[Begin PROVIDED DATA]

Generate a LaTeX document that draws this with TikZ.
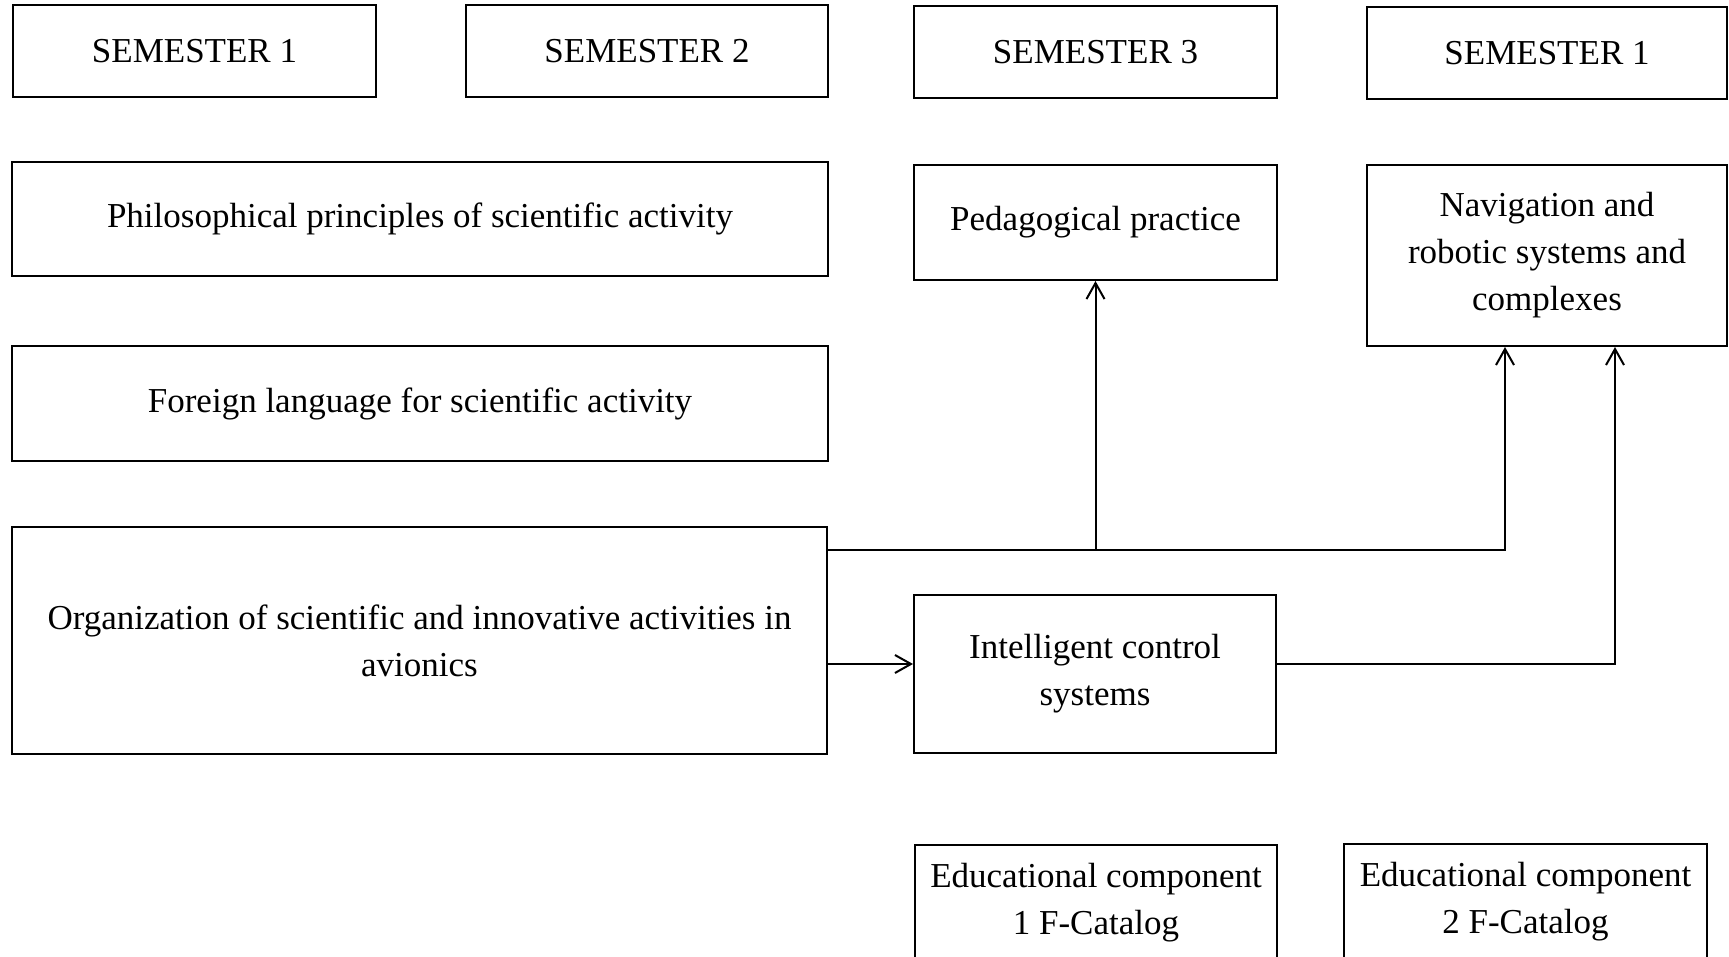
\documentclass[tikz,border=0pt]{standalone}
\usepackage{fontspec}
\setmainfont{Liberation Serif}
\usetikzlibrary{arrows.meta}
\begin{document}
\begin{tikzpicture}[x=1pt,y=-1pt,
  box/.style={draw, line width=2pt, rectangle, inner sep=0pt, align=center,
    font=\fontsize{35}{47}\selectfont},
  conn/.style={line width=2pt},
  arr/.style={conn, -{Straight Barb[length=16pt,width=18pt,line width=2pt]}}]
\clip (0,0) rectangle (1729,957);
\fill[white] (0,0) rectangle (1729,957);
% semester headers
\node[box, minimum width=363pt, minimum height=92pt] (s1) at (194.5,51) {SEMESTER 1};
\node[box, minimum width=362pt, minimum height=92pt] (s2) at (647,51) {SEMESTER 2};
\node[box, minimum width=363pt, minimum height=92pt] (s3) at (1095.5,52) {SEMESTER 3};
\node[box, minimum width=360pt, minimum height=92pt] (s4) at (1547,53.5) {SEMESTER 1};
% courses
\node[box, minimum width=816pt, minimum height=114pt] (phil) at (420,219) {Philosophical principles of scientific activity};
\node[box, minimum width=816pt, minimum height=115pt] (forl) at (420,403.5) {Foreign language for scientific activity};
\node[box, minimum width=815pt, minimum height=227pt] (org) at (419.5,640.5) {Organization of scientific and innovative activities in\\avionics};
\node[box, minimum width=363pt, minimum height=115pt] (ped) at (1095.5,222.5) {Pedagogical practice};
\node[box, minimum width=360pt, minimum height=181pt] (nav) at (1547,255.5) {Navigation and\\robotic systems and\\complexes};
\node[box, minimum width=362pt, minimum height=158pt] (intel) at (1095,674) {Intelligent control\\systems};
\node[box, minimum width=362pt, minimum height=116pt] (edu1) at (1096,903) {Educational component\\1 F-Catalog};
\node[box, minimum width=363pt, minimum height=116pt] (edu2) at (1525.5,902) {Educational component\\2 F-Catalog};
% connectors
\coordinate (j) at ([yshift=-24pt]org.north east);
\draw[arr] (j) -| ([xshift=-42pt]nav.south);
\draw[arr] (ped.south |- j) -- (ped.south);
\coordinate (k) at ([yshift=-23.5pt]org.east);
\draw[arr] (k) -- (k -| intel.west);
\draw[arr] (intel.east |- k) -| ([xshift=68pt]nav.south);
\end{tikzpicture}
\end{document}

[End PROVIDED DATA]

Quote the preceding listing precisely and completely, omitting its images.

Generate a LaTeX document that draws this with TikZ.
\documentclass[tikz,border=0pt]{standalone}
\usepackage{fontspec}
\setmainfont{Liberation Serif}
\usetikzlibrary{arrows.meta}
\begin{document}
\begin{tikzpicture}[x=1pt,y=-1pt,
  box/.style={draw, line width=2pt, rectangle, inner sep=0pt, align=center,
    font=\fontsize{35}{47}\selectfont},
  conn/.style={line width=2pt},
  arr/.style={conn, -{Straight Barb[length=16pt,width=18pt,line width=2pt]}}]
\clip (0,0) rectangle (1729,957);
\fill[white] (0,0) rectangle (1729,957);
% semester headers
\node[box, minimum width=363pt, minimum height=92pt] (s1) at (194.5,51) {SEMESTER 1};
\node[box, minimum width=362pt, minimum height=92pt] (s2) at (647,51) {SEMESTER 2};
\node[box, minimum width=363pt, minimum height=92pt] (s3) at (1095.5,52) {SEMESTER 3};
\node[box, minimum width=360pt, minimum height=92pt] (s4) at (1547,53.5) {SEMESTER 1};
% courses
\node[box, minimum width=816pt, minimum height=114pt] (phil) at (420,219) {Philosophical principles of scientific activity};
\node[box, minimum width=816pt, minimum height=115pt] (forl) at (420,403.5) {Foreign language for scientific activity};
\node[box, minimum width=815pt, minimum height=227pt] (org) at (419.5,640.5) {Organization of scientific and innovative activities in\\avionics};
\node[box, minimum width=363pt, minimum height=115pt] (ped) at (1095.5,222.5) {Pedagogical practice};
\node[box, minimum width=360pt, minimum height=181pt] (nav) at (1547,255.5) {Navigation and\\robotic systems and\\complexes};
\node[box, minimum width=362pt, minimum height=158pt] (intel) at (1095,674) {Intelligent control\\systems};
\node[box, minimum width=362pt, minimum height=116pt] (edu1) at (1096,903) {Educational component\\1 F-Catalog};
\node[box, minimum width=363pt, minimum height=116pt] (edu2) at (1525.5,902) {Educational component\\2 F-Catalog};
% connectors
\coordinate (j) at ([yshift=-24pt]org.north east);
\draw[arr] (j) -| ([xshift=-42pt]nav.south);
\draw[arr] (ped.south |- j) -- (ped.south);
\coordinate (k) at ([yshift=-23.5pt]org.east);
\draw[arr] (k) -- (k -| intel.west);
\draw[arr] (intel.east |- k) -| ([xshift=68pt]nav.south);
\end{tikzpicture}
\end{document}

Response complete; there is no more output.